Em 2001 foi publicada a primeira versão do genoma humano e, finalmente, pudemos, literalmente, ler o DNA presente em humanos. O projeto é considerado por muitos como o de maior proporção na área biológica, tendo por volta de 10 anos de duração, financiamento de três bilhões de dólares e envolvendo pesquisadores do mundo inteiro! Como é de se imaginar, foi uma tarefa nada trivial na época, porém graças a avanços na tecnologia e bioinformática, o projeto foi concluído com uma eficiência maior que a prevista.
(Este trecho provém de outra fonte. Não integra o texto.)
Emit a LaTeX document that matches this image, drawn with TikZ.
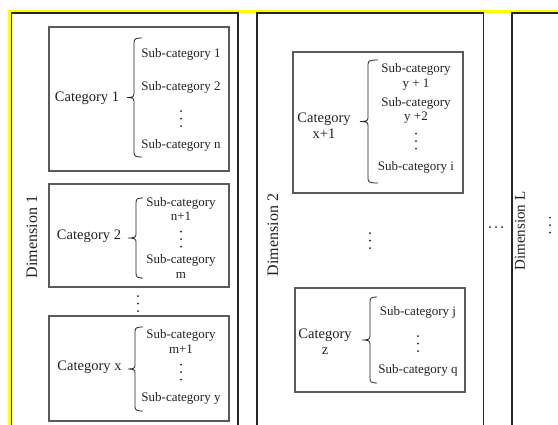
\documentclass[tikz,border=0pt]{standalone}
\usepackage{fontspec}
\setmainfont{Liberation Serif}
\newcommand\cbrace[5]{% #1 xv, #2 xe, #3 xt, #4 ytop, #5 ybot
 \draw[bracestyle] (#2,#4) .. controls ({#1+1},#4) and (#1,{#4+1}) .. (#1,{#4+5})
  -- (#1,{(#4+#5)/2-4}) .. controls (#1,{(#4+#5)/2-1}) and ({#1-1},{(#4+#5)/2}) .. (#3,{(#4+#5)/2})
  .. controls ({#1-1},{(#4+#5)/2}) and (#1,{(#4+#5)/2+1}) .. (#1,{(#4+#5)/2+4})
  -- (#1,{#5-5}) .. controls (#1,{#5-1}) and ({#1+1},#5) .. (#2,#5);}
\definecolor{boxgray}{HTML}{5A5A5A}
\definecolor{txt}{HTML}{222222}
\definecolor{yel}{HTML}{FFFF00}
\begin{document}
\begin{tikzpicture}[x=1pt,y=-1pt,
  panel/.style={draw=black!85, line width=1.1pt},
  catbox/.style={draw=boxgray, line width=1.4pt},
  bracestyle/.style={draw=txt, line width=0.8pt},
  sub/.style={font=\fontsize{13}{14.5}\selectfont, text=txt, inner sep=0pt, align=center},
  cat/.style={font=\fontsize{14.5}{16}\selectfont, text=txt, inner sep=0pt, align=center},
  dimlab/.style={font=\fontsize{16}{18}\selectfont, text=txt, inner sep=0pt, rotate=90},
  vdt/.pic={\fill[txt] (0,-7.5) circle (1pt) (0,0) circle (1pt) (0,7.5) circle (1pt);},
  hdt/.pic={\fill[txt] (-6,0) circle (1pt) (0,0) circle (1pt) (6,0) circle (1pt);}]
\useasboundingbox (0,0) rectangle (558,424);
\clip (0,0) rectangle (558,424);
\fill[white] (0,0) rectangle (558,424);
% yellow frame
\draw[yel, line width=2.6pt] (8,11.3) -- (570,11.3);
\draw[yel, line width=2.6pt] (9.3,10) -- (9.3,440);
% panels
\draw[panel] (11.5,13) rectangle (238,440);
\draw[panel] (257,13) rectangle (483.5,440);
\draw[panel] (512,13) rectangle (600,440);
\node[dimlab] (d1) at (32,237) {Dimension 1};
\node[dimlab] (d2) at (273,235) {Dimension 2};
\node[dimlab, font=\fontsize{15}{17}\selectfont] (dL) at (520,231) {Dimension L};
\pic at (496,227) {hdt};
\pic at (550,225) {vdt};
% ---- panel 1 ----
\draw[catbox] (49,27) rectangle (229,171);
\node[cat] (c1) at (87,98) {Category 1};
\cbrace{134}{142}{127}{38}{157}
\node[sub] (s11) at (181,54) {Sub-category 1};
\node[sub] (s12) at (181,87) {Sub-category 2};
\pic at (181,118.5) {vdt};
\node[sub] (s1n) at (181,145) {Sub-category n};

\draw[catbox] (49,184) rectangle (229,287);
\node[cat] (c2) at (89,236) {Category 2};
\cbrace{136}{143}{128}{198}{278}
\node[sub] (s21) at (181,209) {Sub-category\\n+1};
\pic at (181,239) {vdt};
\node[sub] (s2m) at (181,266.5) {Sub-category\\m};

\pic at (138,303.5) {vdt};

\draw[catbox] (49,316) rectangle (229,421);
\node[cat] (cx) at (89.5,367) {Category x};
\cbrace{135}{143}{128}{327}{411}
\node[sub] (sx1) at (181,341.5) {Sub-category\\m+1};
\pic at (181,372) {vdt};
\node[sub] (sxy) at (181,398) {Sub-category y};
% ---- panel 2 ----
\draw[catbox] (293,52) rectangle (463,193);
\node[cat] (cx1) at (324,125.5) {Category\\x+1};
\cbrace{368}{378}{360}{60}{183}
\node[sub] (sy1) at (416,77) {Sub-category\\y + 1};
\node[sub] (sy2) at (416,110.5) {Sub-category\\y +2};
\pic at (416,141) {vdt};
\node[sub] (si) at (416,167) {Sub-category i};

\pic at (370,240.5) {vdt};

\draw[catbox] (295,288) rectangle (465,392);
\node[cat] (cz) at (325,342) {Category\\z};
\cbrace{370}{377}{362}{297}{383}
\node[sub] (sj) at (418,312) {Sub-category j};
\pic at (418,343.5) {vdt};
\node[sub] (sq) at (418,370) {Sub-category q};
\end{tikzpicture}
\end{document}
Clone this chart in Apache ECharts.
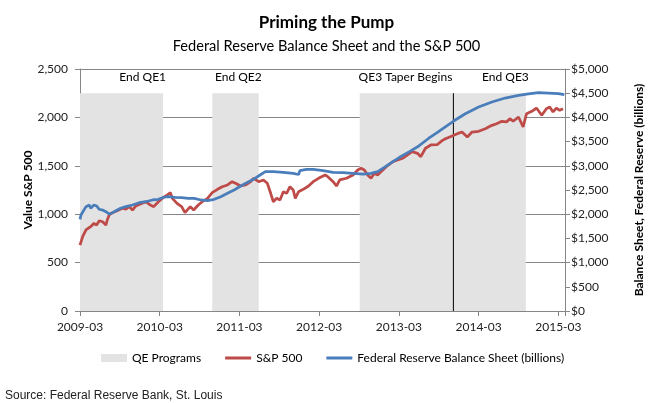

Acredito ser de conhecimento geral que muitas de nossas características são passadas de pais para filhos, desde cor dos olhos até predisposição a doenças, como os diversos tipos de câncer. Estas informações estão dentro de genes, cujo conjunto compõe parte de nosso genoma, que está guardado dentro de cada uma de nossas células e são importantíssimas em moldar as nossas vidas. Um exemplo muito interessante envolve a intolerância à lactose. Ela ocorre em pessoas que apresentam pequenas mudanças no gene que codifica a proteína lactase, uma enzima que digere a lactose, fazendo com que o nível da enzima seja menor que o ideal em pessoas afetadas. A ideia do sequenciamento de genomas é justamente ler estas informações e entendermos melhor a biologia de cada organismo.
Desde a década de 80 havia grande interesse em sequenciar o genoma humano mas na época, esta tarefa não parecia nem um pouco viável, afinal estimava-se um genoma do tamanho de 3 bilhões de nucleotídeos, ou seja, 3 bilhões de letras! Mesmo que o conceito de nucleotídeo não esteja claro para você, imagine que na época os maiores genomas já sequenciados eram por volta de 200 mil nucleotídeos, mais de mil vezes menor que o humano. Quando o projeto Genoma Humano começou, em 1990, era claro que a tecnologia de sequenciamento deveria evoluir para tornar o objetivo uma realidade. O fato problemático é que nenhuma máquina de sequenciamento, nem mesmo as atuais, consegue ler o genoma humano de uma vez só.
O grande cientista Craig Venter introduziu uma nova abordagem para este problema. A ideia é criar várias cópias do genoma, fragmentá-las em muitos e muitos fragmentos (por volta de 1500 a 2000 nucleotídeos de tamanho), e finalmente sequenciar cada um destes, gerando os chamados reads. A partir daí, como se fosse um quebra-cabeça, nós utilizamos os reads para montar o genoma original. Já que, anteriormente, diversas cópias do genoma foram geradas, o processo de sequenciamento leu a mesma região genômica mais de uma vez e portanto, há pares de reads que apresentam sobreposição e podemos, computacionalmente, combinar todos os reads e, em uma situação ideal, formar o genoma completo. Em um esforço que durou muitos anos, a primeira versão do genoma foi publicada em 2001 e o projeto dado como concluído em 2003.
Hoje em dia, já sequenciamos centenas de espécies, e para algumas espécies, muitos indivíduos diferentes (há centenas de genomas humanos já sequenciados). O princípio ainda é o mesmo, porém a escala é muito maior. O custo de sequenciamento por nucleotídeo é 4000 vezes menor do que era ao término do projeto Genoma Humano, mas em troca disso, os reads que geramos são muito menores, em geral entre 100 e 500 nucleotídeos. Somando a quantidade de dados (um sequenciador considerado médio nos fornece dados na magnitude de bilhões de nucleotídeos!) e o pequeno tamanho dos reads, é de se imaginar que não é nada trivial criar um software de montagem que seja rápido, eficiente e acurado o suficiente para a necessidade dos cientistas.
Este projeto é um exemplo claro sobre como a bioinformática tem um aspecto muito dinâmico. Novas técnicas moleculares demandam novas formas de análises, novos algoritmos, novas abordagens para entendermos os dados que estão sendo gerados. E como se fosse um ciclo, os resultados destas novas abordagens agregam ao nosso conhecimento científico e nos permite evoluir e ir além da fronteira do que já é conhecido. Graças à evolução da tecnologia de sequenciamento, potência computacional e algoritmos de montagem podemos, de maneira rotineira, entender o que está dentro de nossas células, o que nos faz ser humanos.